Opinion
Case No. 16-CV-1560-JPS
02-16-2017
ORDER
On January 12, 2017, Plaintiff filed a motion to strike various portions of the answer filed by Defendants City of Racine, Brinelle A. Nabors, and Jerome D. King. (Motion, Docket #15; Answer, Docket #10). Federal Rule of Civil Procedure 12(f) permits the Court to strike "an insufficient defense or any redundant, immaterial, impertinent, or scandalous matter" from any pleading. Fed. R. Civ. P. 12(f). Affirmative defenses will be subject to striking "only when they are insufficient on the face of the pleadings." Heller Fin., Inc. v. Midwhey Powder Co., 883 F.2d 1286, 1294 (7th Cir. 1989) (citation omitted). Motions to strike affirmative defenses "are not favored and will not be granted unless it appears to a certainty that [Plaintiff] would succeed despite any state of the facts which could be proved in support of the defense, and are inferable from the pleadings[.]" Williams v. Jader Fuel Co., 944 F.2d 1388, 1400 (7th Cir. 1991) (citations and quotations omitted). In considering Plaintiff's motion to strike, the Court views Defendants' answer in a light most favorable to them. McGinn v. J.B. Hunt Transport, Inc., No. 10-CV-610, 2010 WL 4363419 at *1 (E.D. Wis. Oct. 27, 2010) (citation omitted).

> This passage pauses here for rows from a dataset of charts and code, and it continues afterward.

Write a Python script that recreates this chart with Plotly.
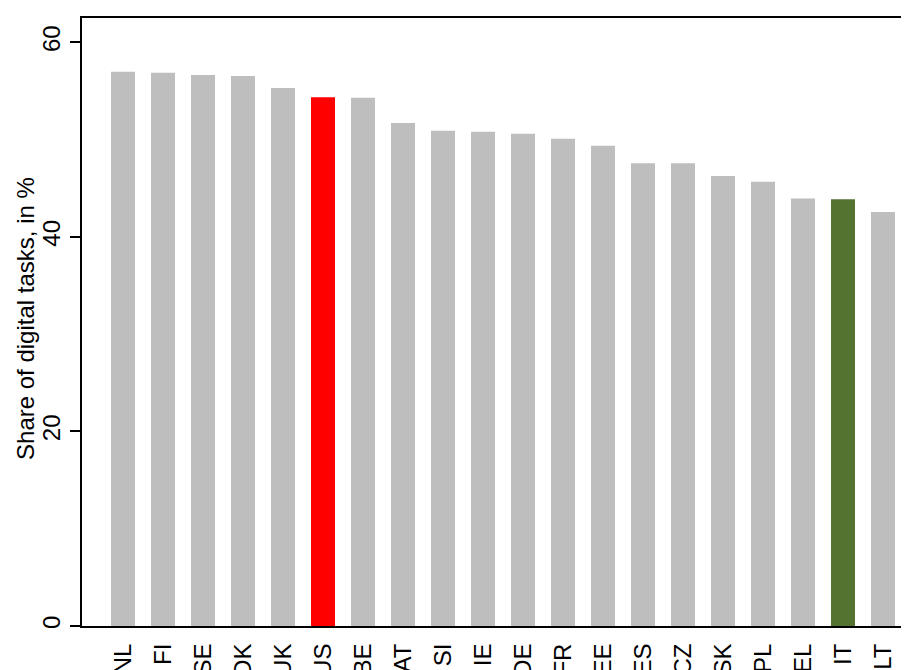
import plotly.graph_objects as go

countries = ["NL", "FI", "SE", "DK", "UK", "US", "BE", "AT", "SI", "IE",
             "DE", "FR", "EE", "ES", "CZ", "SK", "PL", "EL", "IT", "LT"]
share_digital = [56.97, 56.86, 56.65, 56.55, 55.3, 54.36, 54.3, 51.7, 50.9, 50.8,
                 50.6, 50.08, 49.36, 47.58, 47.58, 46.27, 45.66, 43.94, 43.87, 42.57]
highlight = {"US": "#FF0000", "IT": "#557330"}
base_color = "#BEBEBE"

colors = [highlight.get(c, base_color) for c in countries]
xpos = list(range(len(countries)))

fig = go.Figure(go.Bar(
    x=xpos, y=share_digital, width=0.6,
    marker=dict(color=colors, line=dict(width=0)),
))

# page body has an 8px default margin; compensate so the plot lands where the reference has it
font_family = "Liberation Sans, Arial, sans-serif"
plot_w = 901 - 74
fig.update_layout(
    width=901, height=662,
    margin=dict(l=74, r=0, t=10, b=44),
    plot_bgcolor="white", paper_bgcolor="white",
    showlegend=False,
    font=dict(family=font_family, size=24, color="black"),
    xaxis=dict(
        range=[-1.025, 19.65], tickmode="array", tickvals=xpos, ticktext=countries,
        tickangle=-90, ticks="", showgrid=False, zeroline=False,
        showline=True, linecolor="black", linewidth=2, mirror=True,
        ticklabelstandoff=6, automargin=False,
        tickfont=dict(size=24),
    ),
    yaxis=dict(
        range=[0, 62.5], tickvals=[0, 20, 40, 60], tickangle=-90,
        ticks="outside", ticklen=10, tickwidth=1.5, tickcolor="black",
        showgrid=False, zeroline=False,
        showline=True, linecolor="black", linewidth=2, mirror=False,
        automargin=False, tickfont=dict(size=24),
    ),
    annotations=[dict(
        text="Share of digital tasks, in %", xref="paper", yref="paper",
        x=(26 - 82) / plot_w, y=0.505, xanchor="center", yanchor="middle",
        textangle=-90, showarrow=False, font=dict(size=24),
    )],
)

fig.write_html("out.html")
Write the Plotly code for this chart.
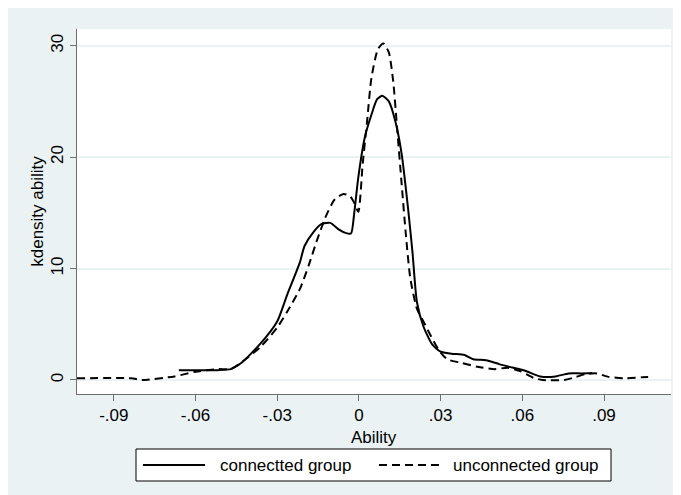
import plotly.graph_objects as go

# Connected group (solid)
conn_x = [-0.0661, -0.060, -0.0518, -0.047, -0.043, -0.036, -0.030, -0.0264, -0.0216, -0.020,
          -0.0169, -0.0137, -0.0105, -0.0073, -0.0049, -0.0029, -0.0017, -0.0002, 0.0022, 0.0046,
          0.0067, 0.0086, 0.011, 0.0134, 0.0157, 0.0181, 0.0197, 0.0213, 0.0237, 0.0269,
          0.030, 0.034, 0.0388, 0.042, 0.0467, 0.0515, 0.0563, 0.061, 0.0666, 0.0722,
          0.077, 0.0817, 0.0857]
conn_y = [0.88, 0.88, 0.88, 0.97, 1.56, 3.3, 5.25, 7.6, 10.6, 12.0,
          13.2, 14.0, 14.1, 13.5, 13.2, 13.15, 15.0, 18.2, 21.8, 23.8,
          25.2, 25.5, 25.0, 23.2, 20.3, 15.3, 11.4, 7.0, 4.8, 3.2,
          2.54, 2.36, 2.24, 1.86, 1.77, 1.42, 1.12, 0.83, 0.32, 0.32,
          0.59, 0.59, 0.62]

# Unconnected group (dashed)
unconn_x = [-0.1035, -0.0836, -0.0797, -0.0677, -0.060, -0.0518, -0.047, -0.043, -0.036, -0.030,
            -0.0264, -0.0216, -0.0184, -0.0153, -0.0121, -0.0089, -0.0057, -0.0033, -0.0017, -0.0002,
            0.0014, 0.003, 0.0046, 0.007, 0.009, 0.011, 0.0126, 0.0141, 0.0157, 0.0173,
            0.0189, 0.0213, 0.0237, 0.0261, 0.0293, 0.0324, 0.0372, 0.0436, 0.0499, 0.0547,
            0.0595, 0.0642, 0.0674, 0.0754, 0.0785, 0.0833, 0.0873, 0.0913, 0.0976, 0.104, 0.108]
unconn_y = [0.15, 0.15, 0.0, 0.32, 0.74, 0.97, 1.0, 1.6, 3.0, 4.7,
            6.1, 8.2, 10.3, 12.6, 14.7, 16.2, 16.7, 16.5, 15.9, 15.1,
            19.4, 23.2, 27.1, 29.7, 30.2, 29.4, 26.8, 22.4, 17.6, 12.9,
            9.1, 6.4, 5.25, 4.1, 2.7, 1.86, 1.56, 1.18, 0.97, 1.1,
            0.77, 0.18, 0.0, 0.0, 0.18, 0.53, 0.59, 0.3, 0.15, 0.24, 0.3]

series_names = ["connectted group", "unconnected group"]
x_ticks = [-0.09, -0.06, -0.03, 0, 0.03, 0.06, 0.09]
x_tick_labels = ["-.09", "-.06", "-.03", "0", ".03", ".06", ".09"]
x_clipped_label = ".12"
y_ticks = [0, 10, 20, 30]
y_tick_labels = ["0", "10", "20", "30"]
x_title = "Ability"
y_title = "kdensity ability"

FONT = "Liberation Sans, Arial, sans-serif"
DASH = "8px,5px"

fig = go.Figure()
fig.add_trace(go.Scatter(x=conn_x, y=conn_y, mode="lines", name=series_names[0],
                         line=dict(color="black", width=2, shape="spline", smoothing=0.6)))
fig.add_trace(go.Scatter(x=unconn_x, y=unconn_y, mode="lines", name=series_names[1],
                         line=dict(color="black", width=2, dash=DASH, shape="spline", smoothing=0.6)))

# plot area (in window px): x 77..671, y 27..392
def px_x(p):
    return (p - 77) / 594.0

def px_y(p):
    return (392 - p) / 365.0

ly = px_y(463)
shapes = [
    dict(type="rect", xref="paper", yref="paper", x0=px_x(136), x1=px_x(611),
         y0=px_y(479), y1=px_y(447), line=dict(color="black", width=1), fillcolor="white", layer="above"),
    dict(type="line", xref="paper", yref="paper", x0=px_x(143), x1=px_x(205), y0=ly, y1=ly,
         line=dict(color="black", width=2)),
    dict(type="line", xref="paper", yref="paper", x0=px_x(379), x1=px_x(443), y0=ly, y1=ly,
         line=dict(color="black", width=2, dash=DASH)),
]
annotations = [
    dict(xref="paper", yref="paper", x=px_x(218), y=ly, text=series_names[0], showarrow=False,
         xanchor="left", yanchor="middle", font=dict(size=17, color="black")),
    dict(xref="paper", yref="paper", x=px_x(451), y=ly, text=series_names[1], showarrow=False,
         xanchor="left", yanchor="middle", font=dict(size=17, color="black")),
    dict(xref="paper", yref="paper", x=0.5, y=px_y(435), text=x_title, showarrow=False,
         xanchor="center", yanchor="middle", font=dict(size=17, color="black")),
    dict(xref="paper", yref="paper", x=px_x(686), y=px_y(411), text=x_clipped_label, showarrow=False,
         xanchor="center", yanchor="middle", font=dict(size=17, color="black")),
]

fig.update_layout(
    width=681, height=495,
    margin=dict(l=69, r=18, t=21, b=109),
    paper_bgcolor="#eaf2f3",
    plot_bgcolor="white",
    font=dict(family=FONT, size=17, color="black"),
    showlegend=False,
    shapes=shapes,
    annotations=annotations,
    xaxis=dict(range=[-0.1035, 0.1146], tickvals=x_ticks, ticktext=x_tick_labels,
               showgrid=False, zeroline=False, showline=True, linecolor="#6e6e6e", linewidth=1,
               ticks="outside", ticklen=6, tickcolor="#6e6e6e"),
    yaxis=dict(range=[-1.26, 31.5], tickvals=y_ticks, ticktext=y_tick_labels, tickangle=-90,
               showgrid=True, gridcolor="#eaf2f3", gridwidth=1.5, zeroline=False,
               showline=True, linecolor="#6e6e6e", linewidth=1,
               ticks="outside", ticklen=6, tickcolor="#6e6e6e",
               title=dict(text=y_title, standoff=0, font=dict(size=17))),
)

fig.write_html("out.html")
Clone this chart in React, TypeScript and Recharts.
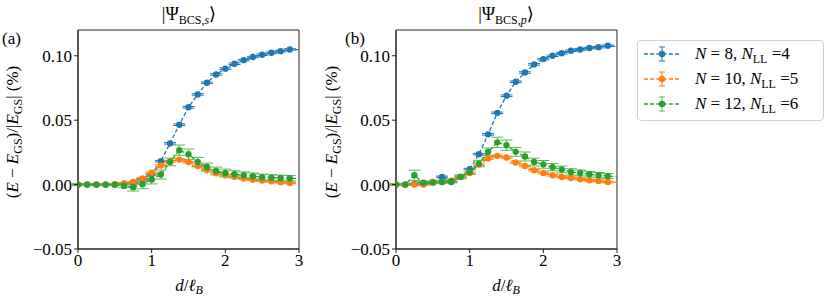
import React from 'react';
import { ComposedChart, Line, XAxis, YAxis, ErrorBar, ReferenceArea } from 'recharts';

// d / l_B grid (last point sits past the axis limit and gets clipped)
const D = [0, 0.125, 0.25, 0.375, 0.5, 0.625, 0.75, 0.875, 1, 1.125, 1.25, 1.375, 1.5, 1.625, 1.75, 1.875, 2, 2.125, 2.25, 2.375, 2.5, 2.625, 2.75, 2.875, 3.125];

// panel (a) |Psi_BCS,s>
const A_N8 = [0, 0, 0, 0, 0, 0.0005, 0.001, 0.004, 0.008, 0.0182, 0.032, 0.0465, 0.06, 0.07, 0.079, 0.0855, 0.09, 0.0938, 0.0966, 0.099, 0.1008, 0.1023, 0.1036, 0.1049, 0.1045];
const A_N10 = [0, 0, 0, 0, 0.0003, 0.0008, 0.002, 0.0047, 0.0092, 0.0148, 0.0181, 0.0194, 0.0175, 0.0144, 0.0113, 0.0088, 0.0072, 0.006, 0.0048, 0.0038, 0.0031, 0.0025, 0.0019, 0.0013, 0.0009];
const A_N12 = [0, 0, 0, 0, 0, -0.001, -0.002, 0.0003, 0.004, 0.0078, 0.0176, 0.0267, 0.0236, 0.0176, 0.0137, 0.0106, 0.009, 0.008, 0.0072, 0.0065, 0.0057, 0.0054, 0.0051, 0.0049, 0.0046];
const A_N12_ERR = [0.0003, 0.0003, 0.0003, 0.0005, 0.0008, 0.0015, 0.003, 0.0035, 0.0035, 0.0035, 0.003, 0.004, 0.004, 0.0035, 0.003, 0.003, 0.003, 0.0028, 0.0026, 0.0025, 0.0024, 0.0023, 0.0022, 0.0021, 0];

// panel (b) |Psi_BCS,p>
const B_N8 = [0, 0, 0.0005, 0.001, 0.002, 0.006, 0.002, 0.006, 0.012, 0.0236, 0.039, 0.0557, 0.069, 0.0798, 0.087, 0.0933, 0.0974, 0.1, 0.102, 0.1039, 0.1049, 0.106, 0.1067, 0.1078, 0.1065];
const B_N10 = [0, 0, 0, 0, 0.002, 0.002, 0.003, 0.006, 0.009, 0.0155, 0.0202, 0.0223, 0.021, 0.0171, 0.0145, 0.0111, 0.009, 0.0072, 0.0059, 0.0051, 0.0041, 0.0033, 0.0028, 0.002, 0.0015];
const B_N12 = [0, 0, 0.0072, 0.0015, 0.0015, 0.002, 0.0026, 0.006, 0.0098, 0.0163, 0.0254, 0.0328, 0.0306, 0.0254, 0.0218, 0.0175, 0.0157, 0.0135, 0.0117, 0.0098, 0.009, 0.008, 0.0073, 0.0066, 0.006];
const B_N12_ERR = [0.0003, 0.0003, 0.004, 0.0008, 0.0008, 0.001, 0.001, 0.0015, 0.002, 0.0025, 0.003, 0.004, 0.004, 0.0035, 0.0035, 0.003, 0.003, 0.0028, 0.0026, 0.0025, 0.0023, 0.0022, 0.0021, 0.002, 0];

// N=8 and N=10 bars are smaller than the markers
const SMALL_ERR = 0.0006;

const X_TICKS = [0, 1, 2, 3];
const Y_TICKS = [-0.05, 0, 0.05, 0.1];

const BLUE = '#1f77b4';
const ORANGE = '#ff7f0e';
const GREEN = '#2ca02c';
const GREEN_ERR = '#5cba5c';

const SERIES = [
    { key: 'n8', color: BLUE, err: BLUE, N: '8', NLL: '4' },
    { key: 'n10', color: ORANGE, err: ORANGE, N: '10', NLL: '5' },
    { key: 'n12', color: GREEN, err: GREEN_ERR, N: '12', NLL: '6' },
];

const FONT = '"Liberation Serif", "DejaVu Serif", serif';

const buildRows = (n8: number[], n10: number[], n12: number[], n12err: number[]) =>
    D.map((x, i) => ({
        x,
        n8: n8[i],
        n8e: x > 3 ? 0 : SMALL_ERR,
        n10: n10[i],
        n10e: x > 3 ? 0 : SMALL_ERR,
        n12: n12[i],
        n12e: n12err[i],
    }));

const PANEL_A = buildRows(A_N8, A_N10, A_N12, A_N12_ERR);
const PANEL_B = buildRows(B_N8, B_N10, B_N12, B_N12_ERR);

const fmtY = (v: number) => (v < 0 ? '\u2212' + Math.abs(v).toFixed(2) : v.toFixed(2));

const sub: React.CSSProperties = { fontSize: 12, position: 'relative', top: 4 };

function Panel({ data }: { data: any[] }) {
    const tick = { fontFamily: FONT, fontSize: 17, fill: '#000' };
    return (
        <ComposedChart width={310} height={301} data={data} margin={{ top: 30, right: 11, bottom: 0, left: 0 }}>
            <XAxis
                dataKey="x"
                type="number"
                domain={[0, 3]}
                ticks={X_TICKS}
                allowDataOverflow
                height={52}
                tickSize={4}
                tickMargin={1}
                tick={tick}
                stroke="#222"
            />
            <YAxis
                type="number"
                domain={[-0.05, 0.12]}
                ticks={Y_TICKS}
                allowDataOverflow
                width={78}
                tickSize={4}
                tickMargin={2}
                tickFormatter={fmtY}
                tick={tick}
                stroke="#222"
            />
            {SERIES.map((s) => (
                <Line
                    key={s.key}
                    dataKey={s.key}
                    stroke={s.color}
                    strokeWidth={1.3}
                    strokeDasharray="4 2.2"
                    dot={{ r: 3.2, fill: s.color, stroke: 'none', strokeDasharray: '' }}
                    activeDot={false}
                    isAnimationActive={false}
                >
                    <ErrorBar dataKey={s.key + 'e'} width={6} stroke={s.err} strokeWidth={1} direction="y" />
                </Line>
            ))}
            <ReferenceArea x1={0} x2={3} y1={-0.05} y2={0.12} fill="none" stroke="#222" strokeWidth={1} />
        </ComposedChart>
    );
}

function LegendIcon({ color, err }: { color: string; err: string }) {
    return (
        <svg width={36} height={20} style={{ display: 'block' }}>
            <line x1={0} y1={10} x2={36} y2={10} stroke={color} strokeWidth={1.3} strokeDasharray="4 2.2" />
            <line x1={18} y1={3} x2={18} y2={17} stroke={err} strokeWidth={1} />
            <line x1={15} y1={3} x2={21} y2={3} stroke={err} strokeWidth={1} />
            <line x1={15} y1={17} x2={21} y2={17} stroke={err} strokeWidth={1} />
            <circle cx={18} cy={10} r={3.2} fill={color} />
        </svg>
    );
}

const abs = (left: number, top: number, extra?: React.CSSProperties): React.CSSProperties => ({
    position: 'absolute',
    left,
    top,
    fontFamily: FONT,
    color: '#000',
    whiteSpace: 'nowrap',
    lineHeight: 1,
    ...extra,
});

function YLabel({ cx }: { cx: number }) {
    return (
        <div style={abs(cx, 132, { fontSize: 17, transform: 'translate(-50%, -50%) rotate(-90deg)' })}>
            (<i>E</i> − <i>E</i>
            <span style={sub}>GS</span>)/|<i>E</i>
            <span style={sub}>GS</span>| (%)
        </div>
    );
}

function XLabel({ cx }: { cx: number }) {
    return (
        <div style={abs(cx, 277, { fontSize: 17, transform: 'translateX(-50%)' })}>
            <i>d</i>/<i>ℓ</i>
            <span style={{ ...sub, top: 3 }}>
                <i>B</i>
            </span>
        </div>
    );
}

function Title({ cx, sym }: { cx: number; sym: string }) {
    return (
        <div style={abs(cx, 5, { fontSize: 18, transform: 'translateX(-50%)' })}>
            |Ψ
            <span style={sub}>
                BCS,<i>{sym}</i>
            </span>
            ⟩
        </div>
    );
}

export default function App() {
    return (
        <div style={{ position: 'absolute', left: 0, top: 0, width: 831, height: 301, background: '#fff', overflow: 'hidden' }}>
            <div style={{ position: 'absolute', left: 0, top: 0 }}>
                <Panel data={PANEL_A} />
            </div>
            <div style={{ position: 'absolute', left: 318, top: 0 }}>
                <Panel data={PANEL_B} />
            </div>

            <Title cx={189} sym="s" />
            <Title cx={506} sym="p" />
            <div style={abs(2, 30, { fontSize: 17 })}>(a)</div>
            <div style={abs(345, 30, { fontSize: 17 })}>(b)</div>
            <YLabel cx={12} />
            <YLabel cx={331} />
            <XLabel cx={189} />
            <XLabel cx={506} />

            {/* Legend */}
            <div
                style={{
                    position: 'absolute',
                    left: 637,
                    top: 40,
                    width: 185,
                    height: 79,
                    border: '1px solid #d0d0d0',
                    borderRadius: 4,
                    fontFamily: FONT,
                    fontSize: 17,
                }}
            >
                {SERIES.map((s, i) => (
                    <div key={s.key} style={{ position: 'absolute', left: 6, top: 3 + i * 25, height: 20, display: 'flex', alignItems: 'center', gap: 15, whiteSpace: 'nowrap' }}>
                        <LegendIcon color={s.color} err={s.err} />
                        <span>
                            <i>N</i> = {s.N}, <i>N</i>
                            <span style={sub}>LL</span> ={s.NLL}
                        </span>
                    </div>
                ))}
            </div>
        </div>
    );
}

Those three defendants answered collectively, and Plaintiff takes no issue with the answer of the remaining defendant, Racine Unified School District. --------
The parties' briefing reveals that many of the problematic allegations are no longer in dispute. Of those disagreements that remain, most are unimportant semantic quibbles better addressed in dispositive motions or at trial. Nevertheless, Defendants shall submit a revised answer in accordance with the current state of their admissions as revealed in the motion briefing. Thereafter, if Plaintiff has any further issues with the pleading, he may file another motion to strike on those narrower grounds. His instant motion will be denied without prejudice. The Court reminds him to be cognizant of the above-cited standards, particularly that such motions are disfavored, and that the motion should only be directed at issues which have a meaningful impact on this case. His instant motion did not assert any prejudice related to Defendants' allegedly improper pleading and the Court will not entertain complaints about the amended answer without such argument. McGinn, 2010 WL 4363419 at *1 ("[M]otions to strike will generally be denied unless the portion of the pleading at issue is prejudicial.").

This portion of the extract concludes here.